A Guide To Shark Angling/Fishing

A Shark Fisher/Angler

Shark angling (another word for shark fishing) has seen an increase in popularity over recent years. In most places, shark meat is not particularly sought after by people and neither are shark-derived products. Therefore, shark-angling has evolved into more for sport than for necessity, and the practice revolves around the abilities of the angler and the size of the catch. Moreover, as this practice has evolved more into sport, it is strongly encouraged that all sharks are released once caught. If possible, anglers are requested to tag their catch before releasing it.

How Does Shark Angling Work? 

There are different approaches to shark angling. Some fishermen use a gaff, a rod with a hook on the end, when catching these outsize animals. Unfortunately these hooks can do major harm to the shark and as such should not be used. Nearly all of a shark’s body parts are vulnerable if punctured. Using a gaff on the shark’s belly can potentially inflict severe damage to its liver and to its stomach. A shark’s tail is rife with various major arteries, so puncturing it there can potentially lead to the shark dying from exsanguination (blood loss).  And using a gaff on the shark’s head can cause brain damage. In the rare case where use of a gaff is absolutely necessary, it would be best to gaff the shark through the base of its dorsal fin or in the surrounding flesh, as the shark’s fin is not as vulnerable as its other parts.

Use of a gaff is a rare case, however, and should be avoided at all cost. Most anglers are advised to use a single, middle steel hook and to flatten the barb. This can be done fairly easily by using a pair of pliers. As soon as the shark bites, the angler should strike. Do not allow the shark to swallow the bait. In addition, do not struggle for a long period of time, as sharks exhaust easily. Fighting against your efforts increases the amount of lactic acid and carbon dioxide in the blood and muscles of the animal. Such exhaustion weakens the animal and compromises its survival chances significantly.

How To Deal With A Shark

After the shark has been caught, do not hold it by its tail or drag it over the ocean floor. To carry a shark, one person will need to hold it on each side, just at the base of the pectoral fin, with their other hand holding the tail level. (Side note: Hammerheads should never be picked up or carried by their heads as this can cause severe damage to the eyes).

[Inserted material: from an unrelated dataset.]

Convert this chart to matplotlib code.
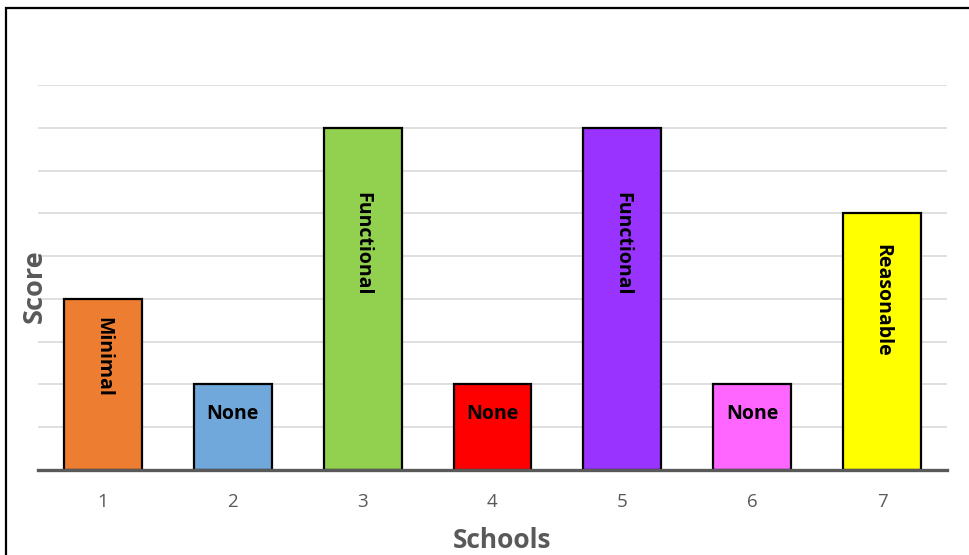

Once the shark is properly secured out of the water, whether that be on the boat or somewhere on shore, it is imperative that tagging be done quickly and efficiently. Remove the hook immediately. If the shark has already swallowed it, cut the trace and do not tag this animal. Try to avoid weighing the animal altogether as this is very stressful. If necessary, however, weigh it in a supported hammock made from netting that does not cut into its flesh or damage its eyes.

Only measure and tag an animal that appears strong and healthy, not one that is bleeding excessively or appears to be weak.

Releasing The Shark

Once the shark has been caught and tagged, get it back into the water as quickly and cleanly as possible. Carry it into the deepest water that you can find it. Hold it there for a moment and allow the water to run over its gills. This will give it time to recover while being supported. Once the shark appears responsive and healthy, you can then release it into the ocean. Only release an animal that appears to be strong and robust. Otherwise, the numbers reported back to researchers regarding living shark species in certain areas are unlikely to be very accurate.